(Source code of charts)
*-*-*

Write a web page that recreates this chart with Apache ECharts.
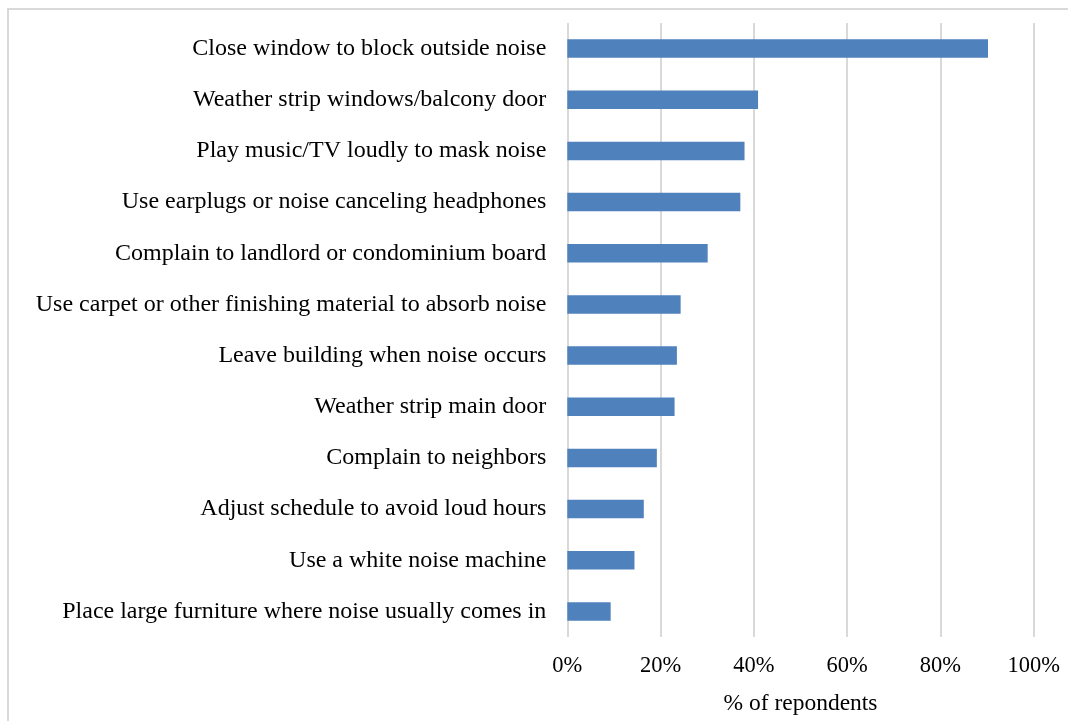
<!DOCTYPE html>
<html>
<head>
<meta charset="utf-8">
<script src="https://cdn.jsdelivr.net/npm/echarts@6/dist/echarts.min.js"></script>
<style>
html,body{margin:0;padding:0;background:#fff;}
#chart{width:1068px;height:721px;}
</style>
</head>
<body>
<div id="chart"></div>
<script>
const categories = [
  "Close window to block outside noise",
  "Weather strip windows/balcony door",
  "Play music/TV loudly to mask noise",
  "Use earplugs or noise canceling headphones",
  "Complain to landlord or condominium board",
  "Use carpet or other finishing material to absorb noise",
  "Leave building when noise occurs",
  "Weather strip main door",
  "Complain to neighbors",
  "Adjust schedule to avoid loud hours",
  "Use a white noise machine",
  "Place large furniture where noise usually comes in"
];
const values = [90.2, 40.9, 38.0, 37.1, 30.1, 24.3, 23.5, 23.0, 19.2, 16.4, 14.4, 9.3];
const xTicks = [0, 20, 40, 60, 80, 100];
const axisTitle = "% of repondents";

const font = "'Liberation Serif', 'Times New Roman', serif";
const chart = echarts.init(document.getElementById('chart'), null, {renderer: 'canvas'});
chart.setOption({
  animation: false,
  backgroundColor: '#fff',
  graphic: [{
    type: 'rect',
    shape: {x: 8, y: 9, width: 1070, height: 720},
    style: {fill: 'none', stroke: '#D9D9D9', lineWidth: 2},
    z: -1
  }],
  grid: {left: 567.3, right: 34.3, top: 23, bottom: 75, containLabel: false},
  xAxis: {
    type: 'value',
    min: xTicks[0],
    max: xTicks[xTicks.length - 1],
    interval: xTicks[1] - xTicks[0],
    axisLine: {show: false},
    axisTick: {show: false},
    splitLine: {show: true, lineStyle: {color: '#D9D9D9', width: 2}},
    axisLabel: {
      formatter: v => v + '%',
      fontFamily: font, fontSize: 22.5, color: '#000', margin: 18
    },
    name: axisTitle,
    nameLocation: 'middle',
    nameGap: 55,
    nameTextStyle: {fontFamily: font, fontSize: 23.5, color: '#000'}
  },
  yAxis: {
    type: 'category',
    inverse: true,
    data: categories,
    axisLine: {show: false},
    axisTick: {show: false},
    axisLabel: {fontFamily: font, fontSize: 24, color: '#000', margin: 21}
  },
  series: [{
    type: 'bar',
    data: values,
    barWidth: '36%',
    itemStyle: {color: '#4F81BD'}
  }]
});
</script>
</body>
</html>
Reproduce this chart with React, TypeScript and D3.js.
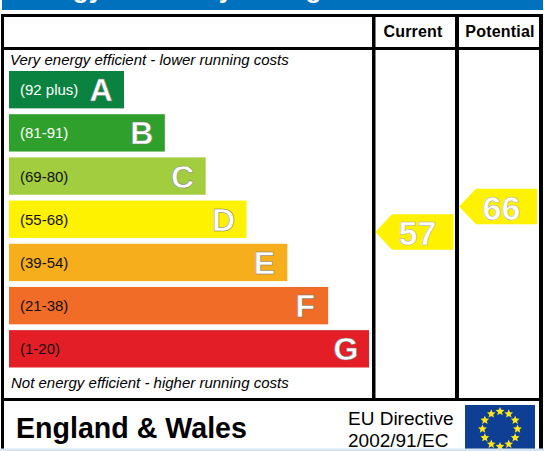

*-*-*

▶ _WHAT TO DO_
Pull out the lines above in which the word "with" appears.

▶ _ANSWER TO THIS TASK_
Write a web page that recreates this chart with Apache ECharts.
Reproduce this chart with React, TypeScript and D3.js.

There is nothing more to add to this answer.